The Visitors database is similar to the POST DATABASE. (See file VISITORS.)

This is what we call a "Visitor" record:

        +---------+
        | userid  |-------+
        +---------+       |
                          |
            +-------------+-------------+
            | Jihan                     |
            +---------------------------+
            | pickleberry               |
            +---------------------------+
                          |
            +-------------+-------------+
            | I am a great person.      |
            | I love lists and b-trees. |
            | I am 5 years old.         |
            +---------------------------+

The other two ways of drawing this are:

        +---------+
        | userid  |-------+
        +---------+       |
                          |
            +-------------+-------------+
            | name: Jihan               |
            +---------------------------+
            | pasword: pickleberry      |
            +---------------------------+
                          |
            +-------------+-------------+
            | body:                     |
            +-------------+-------------+
            | I am a great person.      |
            | I love lists and b-trees. |
            | I am 5 years old.         |
            +---------------------------+

and:

        +---------+
        | userid  |-------+
        +---------+       |
                          |
            +---------+-----------------+
            | name    | Jihan           |
            +---------+-----------------+
            | pasword | pickleberry     |
            +---------+-----------------+
                          |
         +------+--------------------------+
         | body | I am a great person.     |
         +------+ I love lists and b-trees.|
                | I am 5 years old.        |
                +--------------------------+

As each record has a "definition" in the form of name/value pairs:

        userid    => unique
        name      => string
        password  => crypt
        body      => data

where the value can be considered the name of a "function" that further defines the type of data that the can be stored. With borrowing from SQL and Regular Expressions, the values can also be looked at this way:

        userid    => AUTO_INCREMENT
        name      => [a-zA-Z0-9_ \.]
        password  => crypt([a-zA-Z0-9])
        body      => .*

Performance

We designed the database code to be "Data Ignorant". All the code does is read/write/delete records. The code is just an API and knows nothing about the content of the records. Just like the fopen/fread/fwrite/fclose API. It is the "higher up" code that knows, or cares, about the content.

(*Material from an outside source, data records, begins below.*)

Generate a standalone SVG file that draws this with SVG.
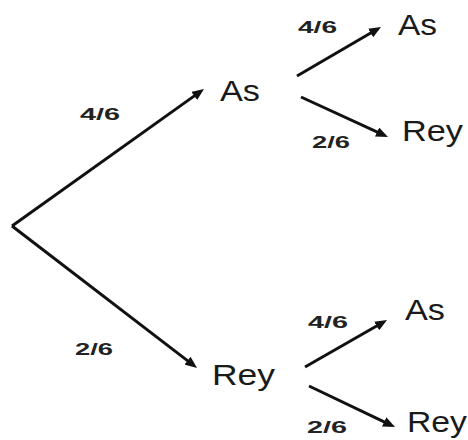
<svg xmlns="http://www.w3.org/2000/svg" width="468" height="440" viewBox="0 0 468 440">
<style>
.node{font-family:"Liberation Sans",Arial,sans-serif;font-size:29px;fill:#1a1a1a}
.lbl{font-family:"Liberation Sans",Arial,sans-serif;font-size:17px;font-weight:bold;fill:#222}
.edge{stroke:#111;stroke-width:3;fill:none;marker-end:url(#ah)}
</style>
<defs>
<marker id="ah" markerUnits="userSpaceOnUse" markerWidth="12" markerHeight="10" refX="4" refY="5" orient="auto">
<path d="M0,0 L12,5 L0,10 z" fill="#111"/>
</marker>
</defs>
<rect width="468" height="440" fill="#fff"/>
<g id="connectors">
<path class="edge" d="M12,226 L197.5,93.6"/>
<path class="edge" d="M12,226 L190.7,363.1"/>
<path class="edge" d="M297,76 L374.1,31"/>
<path class="edge" d="M301,97 L380.7,133.7"/>
<path class="edge" d="M305,367 L380.1,324"/>
<path class="edge" d="M309,386 L387.8,423.6"/>
</g>
<g id="labels">
<text class="lbl" x="80" y="120" textLength="40" lengthAdjust="spacingAndGlyphs">4/6</text>
<text class="lbl" x="75" y="355" textLength="38" lengthAdjust="spacingAndGlyphs">2/6</text>
<text class="lbl" x="298" y="33" textLength="39" lengthAdjust="spacingAndGlyphs">4/6</text>
<text class="lbl" x="312" y="148" textLength="38" lengthAdjust="spacingAndGlyphs">2/6</text>
<text class="lbl" x="308" y="328" textLength="40" lengthAdjust="spacingAndGlyphs">4/6</text>
<text class="lbl" x="307" y="433" textLength="40" lengthAdjust="spacingAndGlyphs">2/6</text>
</g>
<g id="n_as"><text class="node" x="220" y="101" textLength="40" lengthAdjust="spacingAndGlyphs">As</text></g>
<g id="n_rey"><text class="node" x="212" y="385" textLength="63" lengthAdjust="spacingAndGlyphs">Rey</text></g>
<g id="n_as_as"><text class="node" x="398" y="35" textLength="39" lengthAdjust="spacingAndGlyphs">As</text></g>
<g id="n_as_rey"><text class="node" x="402" y="141" textLength="61" lengthAdjust="spacingAndGlyphs">Rey</text></g>
<g id="n_rey_as"><text class="node" x="405" y="320" textLength="40" lengthAdjust="spacingAndGlyphs">As</text></g>
<g id="n_rey_rey"><text class="node" x="407" y="432" textLength="60" lengthAdjust="spacingAndGlyphs">Rey</text></g>
</svg>
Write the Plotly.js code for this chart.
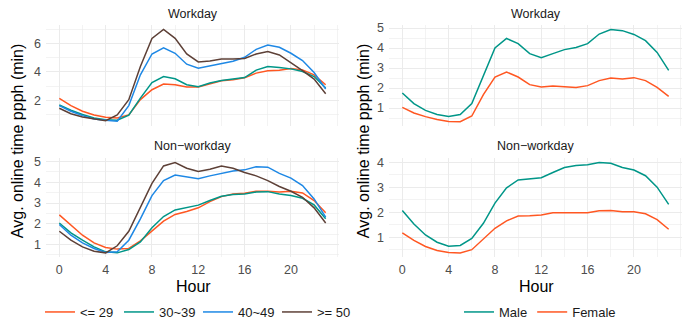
<!DOCTYPE html>
<html>
<head>
<meta charset="utf-8">
<script src="https://cdn.plot.ly/plotly-3.0.1.min.js"></script>
<style>html,body{margin:0;padding:0;background:#fff;}#chart{width:691px;height:327px;}</style>
</head>
<body>
<div id="chart"></div>
<script>
// ---- data ----
const hours = [0,1,2,3,4,5,6,7,8,9,10,11,12,13,14,15,16,17,18,19,20,21,22,23];
const hourTicks = [0,4,8,12,16,20];
const ageGroups = ["<= 29", "30~39", "40~49", ">= 50"];
const genders = ["Male", "Female"];
const panelTitles = ["Workday", "Non\u2212workday"];

// Age groups, workday
const ageWork_29 = [2.14,1.63,1.23,0.97,0.81,0.76,0.97,2.05,2.75,3.15,3.10,2.94,2.94,3.17,3.38,3.45,3.60,3.92,4.08,4.13,4.25,4.15,3.80,3.10];
const ageWork_30 = [1.67,1.30,1.00,0.76,0.64,0.60,0.95,2.16,3.26,3.68,3.52,3.10,2.96,3.22,3.40,3.50,3.61,4.13,4.39,4.32,4.22,4.03,3.68,2.87];
const ageWork_40 = [1.63,1.23,0.92,0.69,0.60,0.53,1.63,3.80,5.27,5.70,5.32,4.55,4.27,4.43,4.62,4.76,5.04,5.60,5.90,5.74,5.32,4.81,3.96,2.80];
const ageWork_50 = [1.44,1.06,0.83,0.69,0.57,0.97,2.05,4.39,6.37,7.00,6.37,5.27,4.71,4.78,4.92,4.92,4.95,5.27,5.44,5.20,4.67,4.10,3.50,2.47];
// Age groups, non-workday
const ageNon_29 = [2.43,1.92,1.45,1.08,0.86,0.78,0.81,1.18,1.64,2.13,2.45,2.59,2.77,3.07,3.31,3.44,3.47,3.57,3.57,3.53,3.57,3.49,3.12,2.53];
const ageNon_30 = [2.04,1.56,1.21,0.89,0.65,0.60,0.76,1.13,1.81,2.35,2.67,2.77,2.90,3.12,3.33,3.41,3.44,3.53,3.55,3.44,3.36,3.23,2.91,2.24];
const ageNon_40 = [1.97,1.45,1.08,0.81,0.62,0.65,1.21,2.24,3.36,4.08,4.35,4.27,4.17,4.31,4.44,4.54,4.60,4.75,4.73,4.43,4.20,3.84,3.20,2.32];
const ageNon_50 = [1.64,1.21,0.89,0.68,0.60,0.94,1.64,2.80,3.95,4.79,4.95,4.68,4.52,4.63,4.78,4.68,4.47,4.31,4.08,3.80,3.57,3.28,2.77,2.04];
// Gender, workday
const genWork_male   = [1.75,1.22,0.88,0.68,0.58,0.68,1.22,2.62,4.00,4.48,4.22,3.72,3.52,3.72,3.92,4.03,4.22,4.70,4.93,4.87,4.68,4.37,3.78,2.88];
const genWork_female = [1.03,0.75,0.57,0.43,0.33,0.32,0.60,1.67,2.55,2.80,2.55,2.17,2.05,2.10,2.07,2.03,2.12,2.37,2.50,2.45,2.52,2.37,2.03,1.58];
// Gender, non-workday
const genNon_male   = [2.07,1.53,1.09,0.80,0.64,0.67,0.95,1.56,2.37,2.98,3.30,3.34,3.39,3.60,3.80,3.88,3.91,4.00,3.97,3.80,3.70,3.47,3.01,2.32];
const genNon_female = [1.18,0.87,0.63,0.47,0.39,0.37,0.50,0.92,1.36,1.66,1.85,1.86,1.89,1.98,1.98,1.98,1.98,2.06,2.07,2.02,2.02,1.94,1.71,1.32];

// ---- styling ----
const ageColors = ["#FF5722", "#009688", "#1E88E5", "#5D4037"];
const genColors = ["#009688", "#FF5722"];
const FONT = "Liberation Sans, Arial, Helvetica, sans-serif";

const ageWork = [ageWork_29, ageWork_30, ageWork_40, ageWork_50];
const ageNon = [ageNon_29, ageNon_30, ageNon_40, ageNon_50];
const genWork = [genWork_male, genWork_female];
const genNon = [genNon_male, genNon_female];

const traces = [];
function addSet(sets, names, colors, xa, ya, legendName, show) {
  sets.forEach((ys, i) => {
    traces.push({
      x: hours, y: ys, type: "scatter", mode: "lines",
      name: names[i], line: {color: colors[i], width: 1.5},
      xaxis: xa, yaxis: ya, legend: legendName, showlegend: show,
      hoverinfo: "x+y+name"
    });
  });
}
addSet(ageWork, ageGroups, ageColors, "x", "y", "legend", true);
addSet(ageNon, ageGroups, ageColors, "x3", "y3", "legend", false);
addSet(genWork, genders, genColors, "x2", "y2", "legend2", true);
addSet(genNon, genders, genColors, "x4", "y4", "legend2", false);

const W = 691, H = 327;
const xL = [46/W, 339/W], xR = [389/W, 682/W];
const yT = [1-127/H, 1-25/H], yB = [1-259/H, 1-159/H];

function xAxis(domain, anchor, showLabels) {
  return {
    domain: domain, anchor: anchor, range: [-1.15, 24.15],
    tickmode: "array", tickvals: hourTicks, ticktext: hourTicks.map(String),
    showticklabels: showLabels,
    ticks: "", showline: false, zeroline: false,
    gridcolor: "#EBEBEB", gridwidth: 1,
    minor: {tickmode: "linear", tick0: 0, dtick: 2, showgrid: true, gridcolor: "#EBEBEB", gridwidth: 0.6, ticks: ""},
    tickfont: {family: FONT, size: 12.5, color: "#4D4D4D"},
    ticklabelstandoff: 3
  };
}
function yAxis(domain, anchor, range, dtick) {
  return {
    domain: domain, anchor: anchor, range: range,
    tickmode: "linear", tick0: 0, dtick: dtick,
    ticks: "", showline: false, zeroline: false,
    gridcolor: "#EBEBEB", gridwidth: 1,
    minor: {tickmode: "linear", tick0: 0, dtick: dtick/2, showgrid: true, gridcolor: "#EBEBEB", gridwidth: 0.6, ticks: ""},
    tickfont: {family: FONT, size: 12.5, color: "#4D4D4D"},
    ticklabelstandoff: 4
  };
}

const ann = [];
function strip(text, xc, yc) {
  ann.push({text: text, x: xc, y: yc, xref: "paper", yref: "paper", showarrow: false,
    xanchor: "center", yanchor: "middle", font: {family: FONT, size: 12.5, color: "#1A1A1A"}});
}
strip(panelTitles[0], 192.5/W, 1-14/H);
strip(panelTitles[0], 535.5/W, 1-14/H);
strip(panelTitles[1], 192.5/W, 1-147/H);
strip(panelTitles[1], 535.5/W, 1-147/H);
function title(text, xc, yc, angle) {
  ann.push({text: text, x: xc, y: yc, xref: "paper", yref: "paper", showarrow: false,
    xanchor: "center", yanchor: "middle", textangle: angle, font: {family: FONT, size: 16, color: "#000000"}});
}
title("Avg. online time ppph (min)", 17/W, 1-142/H, -90);
title("Avg. online time ppph (min)", 363/W, 1-142/H, -90);
title("Hour", 193/W, 1-288/H, 0);
title("Hour", 536/W, 1-288/H, 0);

const legendFont = {family: FONT, size: 13, color: "#1A1A1A"};
const layout = {
  width: W, height: H,
  margin: {l: 0, r: 0, t: 0, b: 0},
  paper_bgcolor: "#ffffff", plot_bgcolor: "#ffffff",
  font: {family: FONT},
  xaxis: xAxis(xL, "y", false),
  yaxis: yAxis(yT, "x", [0.175, 7.325], 2),
  xaxis2: xAxis(xR, "y2", false),
  yaxis2: yAxis(yT, "x2", [0.09, 5.16], 1),
  xaxis3: xAxis(xL, "y3", true),
  yaxis3: yAxis(yB, "x3", [0.38, 5.17], 1),
  xaxis4: xAxis(xR, "y4", true),
  yaxis4: yAxis(yB, "x4", [0.19, 4.18], 1),
  legend: {orientation: "h", x: 198/W, xanchor: "center", y: 1-314/H, yanchor: "middle",
    font: legendFont, bgcolor: "rgba(0,0,0,0)", itemwidth: 30, tracegroupgap: 0,
    entrywidthmode: "pixels", entrywidth: 34},
  legend2: {orientation: "h", x: 540/W, xanchor: "center", y: 1-314/H, yanchor: "middle",
    font: legendFont, bgcolor: "rgba(0,0,0,0)", itemwidth: 30, tracegroupgap: 0},
  annotations: ann,
  showlegend: true
};

Plotly.newPlot("chart", traces, layout, {displayModeBar: false, staticPlot: true});
</script>
</body>
</html>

About performance. Say we have 2,000 records. And we want to read only those that have a "title" header of "Title". Here is a query string:

        SELECT body FROM 'posts' WHERE title = $title

What we have to do, using our current code as is, is something like this:

        SELECT id FROM 'posts'
        foreach (id)
        	SELECT body FROM 'posts' WHERE id = $id
        	if (body['title'] == $title)
        		$records[] = body

We have to read all posts and check the title of each one, at the end we have an array, $records, with each post with that title. Looks quite wasteful!

But just what goes on behind the scene within MySQL? That is one for the ages. Because, what if MySQL, during it's "SELECT body FROM posts WHERE title = $title", had to do something like this:

        SELECT id FROM 'posts'
        foreach (id)
        	SELECT body FROM 'posts' WHERE id = $id
        	if (body['title'] == $title)
        		$records[] = body

MySQL, as all databases, stores it's own data as files, or within files. So, when performing the query for a "title" of "Title", does not MySQL have to read all posts and check the title of each one?

I need to know more before I will start using hundreds awful and intertwined and code bloated query strings to get around the bottleneck that is the filesystem.